The children, seven boys ages 4 to 11 and an 11-month-old girl, were reported in good condition and are in protective custody with Pennsylvania child care officials.
The parents are making strong allegations that some of the children were abused while in foster care under supervision by the city Administration of Child Care Services. Nadal allegedly told police in Harrisburg that the couple snatched the children “because of the abuse,” law enforcement officials said.
Nadal and Payne snatched the children on September 19, during a supervised visit at the Forestdale Child Agency on 112th Street near 67th Drive in Forest Hills. The abduction set off a week long manhunt for the couple that involved Queens police and agents from the FBI Child Abduction Squad.
The parents lost custody of the children amid serious allegations that Payne abused his sons, authorities said. City officials placed the children among three foster homes after the allegations surfaced, splitting the boys into two foster homes. Nefertiti was placed in a third home after her birth in September 2010, authorities said.
Both parents made frequent visits with the children at the foster-care agency, arriving on time and abiding by rules established by the agency, authorities said.
The baby’s foster mother was at the Forestdale Agency on September 19, during the parent’s routine visit with the children – which took place under the watchful eyes of two staff members, police said.

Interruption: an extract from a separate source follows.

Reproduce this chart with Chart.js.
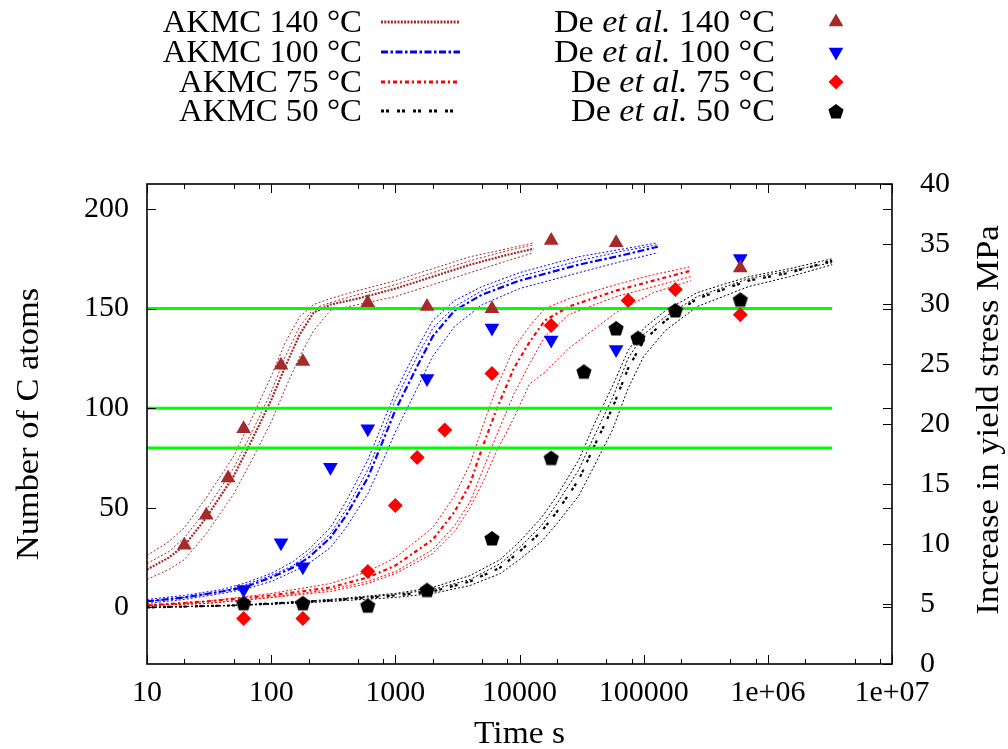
<!DOCTYPE html>
<html>
<head>
<meta charset="utf-8">
<script src="https://cdn.jsdelivr.net/npm/chart.js@4.4.1/dist/chart.umd.min.js"></script>
<style>
html, body { margin: 0; padding: 0; background: #ffffff; }
#c { display: block; }
</style>
</head>
<body>
<canvas id="c" width="1008" height="749"></canvas>
<script>
// ---------------- data ----------------
const FONT_FAMILY = "'Liberation Serif', 'Times New Roman', serif";

const tempLabels = ['140 °C', '100 °C', '75 °C', '50 °C'];
const tempColors = ['#a52a2a', '#0000ff', '#ff0000', '#000000'];

// AKMC 140 °C (several runs, N carbon atoms vs time)
const akmcT140 = [10, 15, 20, 30, 50, 70, 100, 130, 170, 220, 300, 500, 1000, 2000, 4000, 8000, 13000];
const akmc140Main = [19, 25, 31, 45, 66, 84, 104, 121, 137, 148, 152, 155, 160, 166, 172, 177, 180];
const akmc140RunA = [26, 33, 40, 55, 76, 95, 116, 133, 146, 152, 155, 159, 164, 170, 176, 180, 183];
const akmc140RunB = [14, 19, 24, 37, 57, 74, 93, 110, 126, 139, 149, 152, 156, 162, 168, 174, 178];
const akmc140RunC = [22, 28, 35, 49, 70, 88, 108, 126, 141, 150, 153, 157, 162, 168, 174, 179, 182];

// AKMC 100 °C
const akmcT100 = [10, 20, 40, 60, 100, 150, 200, 300, 400, 600, 800, 1000, 1500, 2000, 3000, 5000, 10000, 30000, 70000, 130000];
const akmc100Main = [3, 5, 8, 10, 15, 20, 25, 35, 46, 65, 84, 99, 121, 136, 149, 157, 164, 172, 177, 181];
const akmc100RunA = [4, 6, 9, 12, 17, 23, 29, 40, 53, 74, 93, 108, 130, 144, 154, 161, 168, 176, 180, 183];
const akmc100RunB = [2, 4, 7, 9, 13, 18, 22, 30, 40, 57, 74, 88, 110, 126, 141, 152, 160, 168, 174, 178];
const akmc100RunC = [3, 5, 8, 11, 16, 21, 27, 37, 49, 69, 88, 104, 126, 140, 151, 159, 166, 174, 179, 182];

// AKMC 75 °C
const akmcT75 = [10, 30, 100, 300, 600, 1000, 2000, 3000, 4000, 5000, 6500, 9000, 12000, 16000, 25000, 60000, 120000, 240000];
const akmc75Main = [1, 3, 6, 10, 15, 21, 34, 48, 62, 80, 99, 120, 133, 144, 151, 159, 164, 169];
const akmc75RunA = [1, 3, 7, 12, 18, 25, 40, 56, 72, 90, 110, 130, 141, 150, 155, 162, 167, 171];
const akmc75RunB = [1, 2, 5, 9, 13, 18, 29, 41, 53, 68, 86, 107, 122, 136, 147, 156, 161, 166];
const akmc75RunC = [1, 2, 5, 8, 12, 17, 27, 38, 50, 62, 78, 95, 112, 118, 130, 148, 158, 164];

// AKMC 50 °C
const akmcT50 = [10, 50, 100, 300, 1000, 2000, 4000, 7000, 10000, 15000, 20000, 30000, 40000, 56000, 75000, 100000, 150000, 270000, 700000, 1500000, 3300000];
const akmc50Main = [0, 1, 2, 3.5, 6, 8, 13, 20, 28, 38, 48, 64, 81, 100, 120, 134, 144, 155, 164, 168, 174];
const akmc50RunA = [0, 1, 2, 4, 7, 10, 16, 24, 33, 45, 56, 74, 92, 111, 129, 140, 149, 158, 166, 170, 175];
const akmc50RunB = [0, 1, 1.5, 3, 5, 7, 11, 17, 24, 33, 42, 56, 71, 89, 110, 126, 139, 151, 161, 166, 172];
const akmc50RunC = [0, 1, 2, 3.5, 6.5, 9, 14, 22, 30, 41, 52, 69, 86, 105, 125, 137, 146, 156, 165, 169, 173];

// De et al. (increase in yield stress, MPa, right axis)
const deT140 = [20, 30, 45, 60, 120, 180, 600, 1800, 6000, 18000, 60000, 600000];
const deY140 = [9.9, 12.4, 15.5, 19.6, 24.9, 25.2, 30.1, 29.8, 29.6, 35.3, 35.1, 33.0];
const deT100 = [60, 120, 180, 300, 600, 1800, 6000, 18000, 60000, 600000];
const deY100 = [6.2, 10.1, 8.1, 16.4, 19.6, 23.8, 28.0, 27.0, 26.2, 33.8];
const deT75 = [60, 180, 600, 1000, 1500, 2500, 6000, 18000, 75000, 180000, 600000];
const deY75 = [3.8, 3.8, 7.7, 13.2, 17.2, 19.5, 24.2, 28.2, 30.3, 31.2, 29.1];
const deT50 = [60, 180, 600, 1800, 6000, 18000, 33000, 60000, 90000, 180000, 600000];
const deY50 = [5.1, 5.1, 4.9, 6.2, 10.5, 17.2, 24.4, 28.0, 27.2, 29.5, 30.4];

// horizontal reference levels (left axis)
const greenLevels = [80, 100, 150];
const greenSpan = [10, 3300000];

// axes
const xTickVals = [10, 100, 1000, 10000, 100000, 1000000, 10000000];
const xTickLabels = ['10', '100', '1000', '10000', '100000', '1e+06', '1e+07'];
const xMinorMult = [2, 5, 8];
const yTicks = [0, 50, 100, 150, 200];
const y2Ticks = [0, 5, 10, 15, 20, 25, 30, 35, 40];
const yRange = [-28.4, 212.5];
const y2Range = [0, 40];
const xTitle = 'Time s';
const yTitle = 'Number of C atoms';
const y2Title = 'Increase in yield stress MPa';

// ---------------- build datasets ----------------
const pts = (xs, ys) => xs.map((x, i) => ({ x: x, y: ys[i] }));

const legendDash = [[2, 1.3], [7, 2.5, 2.5, 2.5], [4, 3, 2, 3], [3, 2, 3, 8]];
const akmcSets = [
  { t: akmcT140, runs: [akmc140RunA, akmc140RunB, akmc140RunC], main: akmc140Main },
  { t: akmcT100, runs: [akmc100RunA, akmc100RunB, akmc100RunC], main: akmc100Main },
  { t: akmcT75, runs: [akmc75RunA, akmc75RunB, akmc75RunC], main: akmc75Main },
  { t: akmcT50, runs: [akmc50RunA, akmc50RunB, akmc50RunC], main: akmc50Main }
];

function pentagonImage(r, color) {
  const s = Math.ceil(2 * r + 2);
  const c = document.createElement('canvas');
  c.width = s; c.height = s;
  const g = c.getContext('2d');
  g.fillStyle = color;
  g.beginPath();
  for (let i = 0; i < 5; i++) {
    const a = -Math.PI / 2 + i * 2 * Math.PI / 5;
    g.lineTo(s / 2 + r * Math.cos(a), s / 2 + 1 + r * Math.sin(a));
  }
  g.closePath();
  g.fill();
  return c;
}

const markerStyles = [
  { pointStyle: 'triangle', rotation: 0, radius: 8.5 },
  { pointStyle: 'triangle', rotation: 180, radius: 8.5 },
  { pointStyle: 'rectRot', rotation: 0, radius: 7.5 },
  { pointStyle: pentagonImage(8, '#000000'), rotation: 0, radius: 8 }
];
const deSets = [[deT140, deY140], [deT100, deY100], [deT75, deY75], [deT50, deY50]];

const datasets = [];
akmcSets.forEach((s, k) => {
  s.runs.forEach((run, j) => {
    datasets.push({
      label: 'AKMC ' + tempLabels[k] + ' run ' + (j + 1),
      data: pts(s.t, run), showLine: true, pointRadius: 0,
      borderColor: tempColors[k], borderWidth: 1, borderDash: [2, 2],
      yAxisID: 'y', order: 10 - k, tension: 0
    });
  });
  datasets.push({
    label: 'AKMC ' + tempLabels[k],
    data: pts(s.t, s.main), showLine: true, pointRadius: 0,
    borderColor: tempColors[k], borderWidth: 2.2, borderDash: legendDash[k],
    yAxisID: 'y', order: 10 - k, tension: 0, isLegendLine: true, legendIndex: k
  });
});
greenLevels.forEach(v => {
  datasets.push({
    label: 'level ' + v,
    data: pts(greenSpan, [v, v]), showLine: true, pointRadius: 0,
    borderColor: '#00ff00', borderWidth: 3, yAxisID: 'y', order: 2
  });
});
deSets.forEach((d, k) => {
  datasets.push({
    label: 'De et al. ' + tempLabels[k],
    data: pts(d[0], d[1]), showLine: false,
    pointStyle: markerStyles[k].pointStyle, rotation: markerStyles[k].rotation,
    pointRadius: markerStyles[k].radius, pointBackgroundColor: tempColors[k],
    pointBorderWidth: 0, borderColor: tempColors[k], backgroundColor: tempColors[k],
    yAxisID: 'y2', order: 1, isLegendMarker: true, legendIndex: k
  });
});

// ---------------- text helpers ----------------
const TEXT_FONT = '31px ' + FONT_FAMILY;
const TEXT_ITALIC = 'italic 31px ' + FONT_FAMILY;

// draw a sequence of [text, font] pieces, right aligned at xRight, widened by sx
function drawPiecesRight(ctx, pieces, xRight, yBase, sx) {
  const ws = pieces.map(p => { ctx.font = p[1]; return ctx.measureText(p[0]).width; });
  const total = ws.reduce((a, b) => a + b, 0);
  ctx.save();
  ctx.translate(xRight - total * sx, yBase);
  ctx.scale(sx, 1);
  ctx.textAlign = 'left';
  ctx.textBaseline = 'alphabetic';
  let x = 0;
  pieces.forEach((p, i) => { ctx.font = p[1]; ctx.fillText(p[0], x, 0); x += ws[i]; });
  ctx.restore();
}
function drawCentered(ctx, text, cx, cy, rot, sx) {
  ctx.save();
  ctx.translate(cx, cy);
  ctx.rotate(rot);
  ctx.scale(sx, 1);
  ctx.font = TEXT_FONT;
  ctx.textAlign = 'center';
  ctx.textBaseline = 'middle';
  ctx.fillText(text, 0, 0);
  ctx.restore();
}

// ---------------- plugin: gnuplot-like frame, titles, legend ----------------
const framePlugin = {
  id: 'gnuplotFrame',
  afterDraw(chart) {
    const ctx = chart.ctx;
    const { left, right, top, bottom } = chart.chartArea;
    const xs = chart.scales.x, ys = chart.scales.y, y2s = chart.scales.y2;
    ctx.save();
    ctx.strokeStyle = '#000';
    ctx.lineWidth = 1;
    ctx.beginPath();
    xTickVals.forEach((v, i) => {
      const px = Math.round(xs.getPixelForValue(v)) + 0.5;
      ctx.moveTo(px, bottom); ctx.lineTo(px, bottom - 9);
      ctx.moveTo(px, top); ctx.lineTo(px, top + 9);
      if (i < xTickVals.length - 1) {
        xMinorMult.forEach(m => {
          const q = Math.round(xs.getPixelForValue(v * m)) + 0.5;
          ctx.moveTo(q, bottom); ctx.lineTo(q, bottom - 5);
          ctx.moveTo(q, top); ctx.lineTo(q, top + 5);
        });
      }
    });
    yTicks.forEach(v => {
      const py = Math.round(ys.getPixelForValue(v)) + 0.5;
      ctx.moveTo(left, py); ctx.lineTo(left + 9, py);
      ctx.moveTo(right, py); ctx.lineTo(right - 9, py);
    });
    y2Ticks.forEach(v => {
      const py = Math.round(y2s.getPixelForValue(v)) + 0.5;
      ctx.moveTo(right, py); ctx.lineTo(right - 9, py);
    });
    ctx.stroke();
    ctx.lineWidth = 1.6;
    ctx.strokeRect(left, top, right - left, bottom - top);

    // axis titles
    ctx.fillStyle = '#000';
    drawCentered(ctx, xTitle, (left + right) / 2, 735, 0, 1.08);
    drawCentered(ctx, yTitle, 30, (top + bottom) / 2, -Math.PI / 2, 1.11);
    drawCentered(ctx, y2Title, 990, 420, -Math.PI / 2, 1.12);
    ctx.restore();

    // legend (two columns)
    const rowsY = [22, 52, 82, 111];
    ctx.save();
    chart.data.datasets.forEach(ds => {
      if (ds.isLegendLine) {
        const y = rowsY[ds.legendIndex];
        ctx.fillStyle = '#000';
        drawPiecesRight(ctx, [[ds.label, TEXT_FONT]], 362, y + 10, 1.06);
        ctx.save();
        ctx.strokeStyle = ds.borderColor; ctx.lineWidth = 3;
        ctx.setLineDash(ds.borderDash);
        ctx.beginPath(); ctx.moveTo(381, y); ctx.lineTo(460, y); ctx.stroke();
        ctx.restore();
      }
      if (ds.isLegendMarker) {
        const y = rowsY[ds.legendIndex];
        ctx.fillStyle = '#000';
        drawPiecesRight(ctx, [['De ', TEXT_FONT], ['et al.', TEXT_ITALIC], [' ' + tempLabels[ds.legendIndex], TEXT_FONT]], 775, y + 10, 1.1);
        ctx.fillStyle = ds.pointBackgroundColor;
        Chart.helpers.drawPoint(ctx, {
          pointStyle: ds.pointStyle, rotation: ds.rotation, radius: ds.pointRadius, borderWidth: 0
        }, 836, y);
      }
    });
    ctx.restore();
  }
};

const tickFont = { family: FONT_FAMILY, size: 30, lineHeight: 1.2 };

new Chart(document.getElementById('c'), {
  type: 'scatter',
  data: { datasets: datasets },
  options: {
    responsive: false,
    animation: false,
    devicePixelRatio: 1,
    events: [],
    layout: { padding: { top: 184, left: 0, right: 0, bottom: 0 } },
    plugins: { legend: { display: false }, tooltip: { enabled: false } },
    elements: { line: { borderCapStyle: 'butt' } },
    scales: {
      x: {
        type: 'logarithmic', position: 'bottom', min: xTickVals[0], max: xTickVals[xTickVals.length - 1],
        grid: { display: false, drawTicks: false }, border: { display: false },
        afterBuildTicks: s => { s.ticks = xTickVals.map(v => ({ value: v })); },
        afterFit: s => { s.height = 85; },
        ticks: {
          autoSkip: false, maxRotation: 0, minRotation: 0, padding: 11, color: '#000', font: tickFont,
          callback: (v, i) => xTickLabels[i]
        }
      },
      y: {
        position: 'left', min: yRange[0], max: yRange[1],
        grid: { display: false, drawTicks: false }, border: { display: false },
        afterBuildTicks: s => { s.ticks = yTicks.map(v => ({ value: v })); },
        afterFit: s => { s.width = 147; },
        ticks: { padding: 18, color: '#000', font: tickFont }
      },
      y2: {
        position: 'right', min: y2Range[0], max: y2Range[1],
        grid: { display: false, drawTicks: false }, border: { display: false },
        afterBuildTicks: s => { s.ticks = y2Ticks.map(v => ({ value: v })); },
        afterFit: s => { s.width = 116; },
        ticks: { padding: 28, color: '#000', font: tickFont }
      }
    }
  },
  plugins: [framePlugin]
});
</script>
</body>
</html>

The woman told reporters, “Nothing was out of the ordinary,” when she arrived with the baby for the visit. The foster mother said she waited on a bench about 25 feet from Nadal and the children, “giving them privacy” as the children played and interacted with their mother.
The foster mother said a she looked up, approximately 15 minutes into the visit and they “were gone.”
Law enforcement sources said Nadal took the children to a vending machine inside the agency while the foster mothers waited outside and then slipped out a back door with them. Staffers who were supposed to be with Nadal and the children were nowhere in sight when she left the building, the sources said.
Officials at Forestdale, a contractor of the city Administration for Children’s Services, declined comment.
In their search for the family, Queens detectives reached out to law enforcement agencies in some areas of South Carolina where the couple lived for two years, police sources said.
A spokesperson for Queens District Attorney Richard Brown said it is unclear when the parents will return to Queens.
If the parents waive extradition to New York, Queens detectives could head to Pennsylvania late this week to bring them back, law enforcement sources said. Their return could take up to three weeks, if Nadal and Payne decide to fight extradition, the sources said.
The city Administration for Child Services (ACS) released a statement saying they are taking Nadal’s allegations of foster care abuse “very seriously.” Agency officials said their first concern is the well-being of the children, who would be returned to the custody of ACS.
An attorney for the parents told reporters his clients took the children from Forestdale in an attempt “to remove them from an environment of abuse.”
Law enforcement sources told the Gazette it is currently unclear what will happen to the children when they return to New York City. “No one can say for sure if they will be returned to their current foster families,” the sources said.
Nadal and Payne are facing multiple charges of kidnapping, custodial interference and child endangerment.